How to Keep Your Association Meetings on Track

If leaders want members to attend association meetings, the key is to run them efficiently. Time is precious. With officiating, family and work commitments, association members can’t spend endless hours on association business and training. Keep the meetings on track and you’re more likely to fill the seats.

Step 1 — Start on time. Instruct members to find their seats and begin to get them settled a few minutes before the scheduled start time. Regardless of who isn’t there, start the meeting on time. If you start a little bit late for those who are tardy, you’re likely going to alienate everyone else.

Step 2 — Make an agenda and stick to it. Plan how long certain agenda items will take, put that time amount in the agenda and stick to it. Leaving bullet-point topics with no endgame is fine if your association members have unlimited time, but that is likely not the case. Sticking to the agenda requires a strong meeting facilitator. If you’re the president but that’s not your strong suit, it’s OK if the vice president runs the meetings.

Step 3 — Hold off presentation questions to the end. Make it clear in the beginning of a presentation that questions are welcomed, but for time purposes, they should be held for the end of the speech. Often questions come up that will be answered later in the presentation, so that eliminates the duplication of material. You’ll still get some questions during the presentation, and that’s fine. Presenters should be able to handle those quickly or ask the member to remember his or her question and ask it after the presentation wraps up.

Step 4 — Keep discussion on point. For some presentations, discussion is welcomed throughout, and that’s great, if the discussion relates to the topic. Don’t let officials bring in other random topics. If anything goes, expect to be there all night, and expect some unhappy members.
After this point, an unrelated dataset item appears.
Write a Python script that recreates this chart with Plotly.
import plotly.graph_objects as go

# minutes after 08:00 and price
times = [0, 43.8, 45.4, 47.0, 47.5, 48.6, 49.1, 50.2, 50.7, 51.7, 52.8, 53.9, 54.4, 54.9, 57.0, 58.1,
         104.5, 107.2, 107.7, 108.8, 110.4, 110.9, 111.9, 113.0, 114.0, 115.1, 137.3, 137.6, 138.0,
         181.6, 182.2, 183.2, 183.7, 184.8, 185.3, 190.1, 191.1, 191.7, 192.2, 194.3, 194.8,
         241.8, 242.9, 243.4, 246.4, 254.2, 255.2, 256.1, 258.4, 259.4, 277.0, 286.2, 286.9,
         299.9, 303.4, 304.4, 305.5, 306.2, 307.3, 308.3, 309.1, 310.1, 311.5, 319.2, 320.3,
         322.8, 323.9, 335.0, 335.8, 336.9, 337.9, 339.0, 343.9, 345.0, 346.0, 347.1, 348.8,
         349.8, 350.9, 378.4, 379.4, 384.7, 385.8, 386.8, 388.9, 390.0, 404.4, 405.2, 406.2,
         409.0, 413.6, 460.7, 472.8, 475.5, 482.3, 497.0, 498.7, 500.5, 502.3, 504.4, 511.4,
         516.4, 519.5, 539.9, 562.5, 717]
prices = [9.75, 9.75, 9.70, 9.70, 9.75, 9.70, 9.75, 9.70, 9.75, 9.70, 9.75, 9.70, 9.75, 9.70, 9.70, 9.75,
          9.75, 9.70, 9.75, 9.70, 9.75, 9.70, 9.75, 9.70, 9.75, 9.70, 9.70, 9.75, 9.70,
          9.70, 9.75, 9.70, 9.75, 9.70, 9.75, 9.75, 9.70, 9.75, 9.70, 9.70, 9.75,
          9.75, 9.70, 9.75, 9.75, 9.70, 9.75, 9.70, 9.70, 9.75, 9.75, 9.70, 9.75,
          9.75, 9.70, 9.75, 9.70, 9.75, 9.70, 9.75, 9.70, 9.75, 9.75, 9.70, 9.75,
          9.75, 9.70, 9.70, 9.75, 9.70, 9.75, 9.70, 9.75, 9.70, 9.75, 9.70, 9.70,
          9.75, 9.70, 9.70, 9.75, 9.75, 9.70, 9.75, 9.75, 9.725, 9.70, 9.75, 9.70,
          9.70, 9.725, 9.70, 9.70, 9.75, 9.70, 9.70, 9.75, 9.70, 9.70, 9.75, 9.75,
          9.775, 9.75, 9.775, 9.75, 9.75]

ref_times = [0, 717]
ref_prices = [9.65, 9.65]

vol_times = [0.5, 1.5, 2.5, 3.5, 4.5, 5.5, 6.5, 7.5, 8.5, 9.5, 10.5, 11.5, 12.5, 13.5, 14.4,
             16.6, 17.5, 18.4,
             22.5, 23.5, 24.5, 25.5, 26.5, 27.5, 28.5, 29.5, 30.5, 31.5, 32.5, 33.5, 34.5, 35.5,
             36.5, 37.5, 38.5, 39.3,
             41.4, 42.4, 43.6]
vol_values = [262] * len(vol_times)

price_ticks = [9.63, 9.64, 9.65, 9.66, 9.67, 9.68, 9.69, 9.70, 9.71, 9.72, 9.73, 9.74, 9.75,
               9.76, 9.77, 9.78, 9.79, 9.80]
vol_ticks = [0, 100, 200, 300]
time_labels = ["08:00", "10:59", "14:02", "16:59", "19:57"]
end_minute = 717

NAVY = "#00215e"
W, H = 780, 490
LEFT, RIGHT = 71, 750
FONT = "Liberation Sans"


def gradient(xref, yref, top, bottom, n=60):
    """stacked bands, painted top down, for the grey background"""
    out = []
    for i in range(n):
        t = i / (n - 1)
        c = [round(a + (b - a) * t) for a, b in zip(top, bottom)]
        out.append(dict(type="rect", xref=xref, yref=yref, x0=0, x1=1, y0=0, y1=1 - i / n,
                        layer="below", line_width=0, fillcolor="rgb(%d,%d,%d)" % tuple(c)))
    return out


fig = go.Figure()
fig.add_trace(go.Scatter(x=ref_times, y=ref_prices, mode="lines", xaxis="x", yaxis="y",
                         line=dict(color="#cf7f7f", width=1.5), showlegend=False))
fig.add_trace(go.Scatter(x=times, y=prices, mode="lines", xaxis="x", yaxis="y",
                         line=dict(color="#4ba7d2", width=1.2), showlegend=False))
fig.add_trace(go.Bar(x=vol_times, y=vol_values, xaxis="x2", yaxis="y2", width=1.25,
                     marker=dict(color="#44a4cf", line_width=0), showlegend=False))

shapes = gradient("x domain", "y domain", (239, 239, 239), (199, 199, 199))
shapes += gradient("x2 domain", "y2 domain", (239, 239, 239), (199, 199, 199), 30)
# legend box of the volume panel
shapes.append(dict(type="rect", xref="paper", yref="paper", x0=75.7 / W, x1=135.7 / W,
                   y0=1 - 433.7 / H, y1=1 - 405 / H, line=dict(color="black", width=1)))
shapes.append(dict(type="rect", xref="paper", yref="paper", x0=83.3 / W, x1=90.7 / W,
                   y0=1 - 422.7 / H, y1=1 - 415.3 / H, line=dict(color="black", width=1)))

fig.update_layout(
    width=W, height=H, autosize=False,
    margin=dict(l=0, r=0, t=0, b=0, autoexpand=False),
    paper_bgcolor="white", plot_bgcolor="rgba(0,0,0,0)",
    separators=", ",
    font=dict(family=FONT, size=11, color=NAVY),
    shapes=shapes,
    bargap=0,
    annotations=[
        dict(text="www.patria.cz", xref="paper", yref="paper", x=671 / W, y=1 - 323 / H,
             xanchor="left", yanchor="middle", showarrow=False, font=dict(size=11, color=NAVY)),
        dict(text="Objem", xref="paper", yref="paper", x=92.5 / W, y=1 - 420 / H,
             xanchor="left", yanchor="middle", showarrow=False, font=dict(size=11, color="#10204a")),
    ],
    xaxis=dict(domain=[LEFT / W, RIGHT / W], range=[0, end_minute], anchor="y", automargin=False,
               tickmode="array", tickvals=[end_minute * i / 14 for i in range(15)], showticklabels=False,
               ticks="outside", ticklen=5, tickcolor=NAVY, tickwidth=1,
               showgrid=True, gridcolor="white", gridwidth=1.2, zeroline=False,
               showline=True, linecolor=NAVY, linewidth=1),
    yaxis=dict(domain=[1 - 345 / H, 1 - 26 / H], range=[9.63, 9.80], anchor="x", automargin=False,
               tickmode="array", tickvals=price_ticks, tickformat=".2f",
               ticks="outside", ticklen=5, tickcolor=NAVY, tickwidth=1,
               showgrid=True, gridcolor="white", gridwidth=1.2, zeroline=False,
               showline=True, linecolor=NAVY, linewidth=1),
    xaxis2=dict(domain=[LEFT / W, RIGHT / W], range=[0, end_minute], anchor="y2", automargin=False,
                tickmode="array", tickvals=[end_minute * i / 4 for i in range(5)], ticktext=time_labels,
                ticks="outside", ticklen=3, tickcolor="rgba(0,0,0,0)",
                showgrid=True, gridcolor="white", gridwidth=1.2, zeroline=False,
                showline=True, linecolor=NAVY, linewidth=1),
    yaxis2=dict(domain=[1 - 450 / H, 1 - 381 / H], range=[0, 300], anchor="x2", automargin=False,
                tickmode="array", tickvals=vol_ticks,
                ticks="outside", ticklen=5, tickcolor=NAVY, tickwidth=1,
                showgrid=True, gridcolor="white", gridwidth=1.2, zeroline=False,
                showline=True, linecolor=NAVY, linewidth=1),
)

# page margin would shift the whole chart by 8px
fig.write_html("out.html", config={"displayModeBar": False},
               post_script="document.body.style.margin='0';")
Step 5 — Communicate time limits to your guest speakers. There are some great officiating speakers out there and there are some long-winded officiating speakers as well. Don’t complain that the speech goes an hour or two hours or more if you haven’t told the speaker that he or she has a time limit. Sometimes even when you’re clear about the time available, you’ll get a speaker who stretches the limits. It’s a good idea to let your speakers know that you will signal to them when they have 10 minutes left or something close to that. It’s a good reminder for those who need it.